Scaife’s production of Samuel Beckett's Act Without Words II was first produced to critical acclaim in 2009 as part of Dublin’s ‘Absolut Fringe Festival’. It was re-presented at the 2010 ‘Ulster Bank Dublin Theatre Festival’, and subsequently travelled to two major London festivals in 2011 with support from Culture Ireland: ‘Greenwich & Docklands’ (where it played in St. Alfege’s Park) and ‘Imagine Watford’ (where it played in the stage-door laneway of Watford Palace Theatre). In June 2012 it played in Theatre Alley, New York, as part of the River to River Festival, its proximity to ground zero lending greater charge to the sense of vulnerability and despair already evident in the production.
Scaife founded Company SJ in 2009 in order to explore new ways of performing Irish texts.
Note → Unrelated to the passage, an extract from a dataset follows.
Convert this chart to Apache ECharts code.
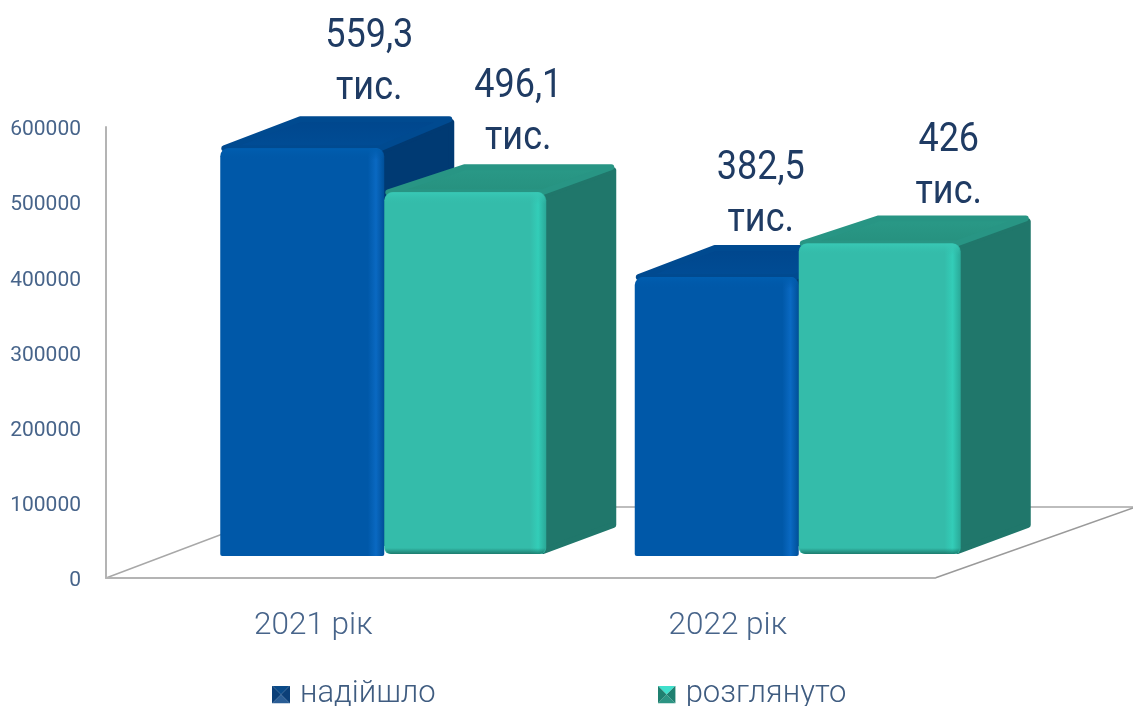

She has a strong affiliation with Beckett’s work and has a real sense of the rhythms and counterpoints that underpin his writing for theatre. She has directed Beckett worldwide, including China, India, Greece and Mongolia. Hers is not a personality driven interpretation of Beckett’s work, but one in which each element––body, speech, sound, space and light––is orchestrated to fully convey the fundamental of the work even as it responds directly to contemporary experience. Scaife, Cosgrove, Keane and Burroughs deliver a rigorous and inventive production of Act Without Words II that reminds us how important Beckett’s theatre is for our understanding of contemporary times.
Published in The Beckett Circle, Autumn 2012.